In this section, the first one of the chapter, the author, Sir John Hicks, sets up his discussion of what determines an individual's demand for money.
He begins by noting a deficiency in the discussion up to this point of the individual's consumption plan. This is the simplifying assumption made earlier that any difference between an individual's receipts and expenditures in a time period (e.g. a week) will be made up entirely by an incremental change in his or her holding of securities. This assumption was made for convenience, but according to Hicks "it would let us down badly in the applications we want to make later on." And of course it is not truly realistic.
In reality, individuals typically hold some money along with securities and can react to surpluses or deficits by adjusting their holdings of both. Hicks notes that "It is a matter of considerable importance which form the balancing takes," so he seeks a way of addressing this question within the structure of his theory. His analysis could easily accommodate money, if money can be treated as though it were some sort of durable consumer good.
It is a condition of equilibrium for the individual that the marginal rate of substitution between acquisitions of any commodities at given dates must equal the ratio of their discounted prices; this rule could be taken as applying to money as well. The marginal rate of substitution between money now and any other commodity now would equal the current price of that commodity (just the same rule as we found for the standard commodity in statics); the marginal rate of substitution between the acquisition of money now and the acquisition of money at a later date would equal the discount ratio over the period of deferment. This implies that the interest charge over a period would measure the sacrifice involved in postponing the acquisition of a marginal unit of money to the end of the period .... In other words, the rate of interest would measure the impatience to possess money now instead of money in the future.

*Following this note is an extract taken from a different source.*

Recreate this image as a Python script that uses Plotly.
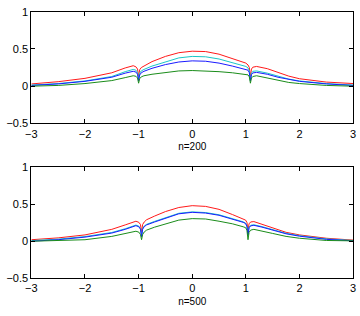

The rules for how interest rate changes affect the demand for present commodities would also apply to the demand for money in the present. Therefore, an interest rate increase "may be expected to diminish the demand for money." Also, a general rise in commodity prices should tend to increase the demand for money.
Hicks concludes the section by stating that these rules for the behavior of money that would apply if it were a durable consumption good are "very reasonable," and that "it would be surprising if more careful attention to the true nature of money were to make it necessary to alter them very considerably."